The scheduled report afforded the Chief a chance to quote statistics about arrests, and to offer a narrative meant to establish the rationale for the department’s forceful response to the January 18 protest, but left unanswered questions.
Never did the Chief address repeated and virtually identical allegations made by two other “citizen journalists” that his officers had uttered threats and gloating remarks to arrestees locked up in a police vehicle following the January 18 protest in front of the department headquarters. Both claimed that an officer opened a police vehicle door and said the words “Not Guilty” to them and others arrested for allegedly failing to disperse from the protest. The officer’s words would have been a reference to the jury decision not to convict former Fullerton officers Manual Ramos and Jay Cincinelli in the death of transient Kelly Thomas that prompted the protest. Even more disturbing was the claim that another officer later told those arrested that they would be sent to Santa Ana, where twelve OC Sheriff deputies were waiting to “beat their fucking faces in.” Chief Dan Hughes ought to be prepared to offer a report about these allegations of outrageous behavior by his officers at the soonest possible opportunity.

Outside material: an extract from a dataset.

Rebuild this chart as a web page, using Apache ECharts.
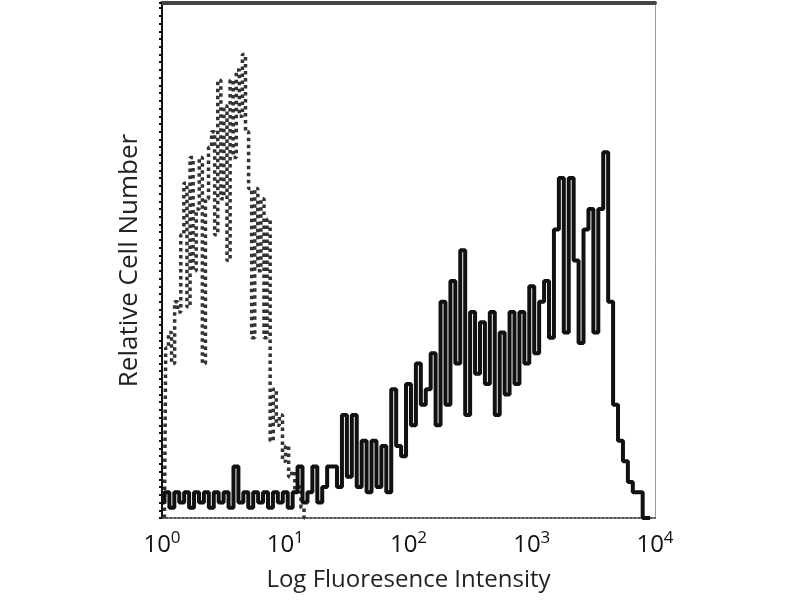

In the end, we were left with platitudes of support for the FPD by the reliably compliant council majority of Mayor Doug Chaffee and Council members Jan Flory and Jennifer Fitzgerald, and a dissatisfied crowd of audience members unconvinced by the Chief’s assurances that they themselves were not the targets of police harassment. This uncomfortable impasse needn’t persist. The establishment of a fully independent Fullerton Police Commission could offer substantive responses to unanswered questions and, at least partially, resolve the constant state of mistrust on the part of some community members and the FPD. A rightfully empowered commission could offer a more independent and comprehensive response to public complaints.
It will be instructive to learn what, if anything, the Office of Independent Review, who have been tasked with periodically assessing the Fullerton’s Police Department’s performance, has to say about the entire affair. In the meantime, a functioning civilian Police Commission could have been conducting its own investigation. How many raucous evenings of complaints against the FPD is the Fullerton City Council willing to endure before it will even consider establishing such a commission for the public’s peace of mind?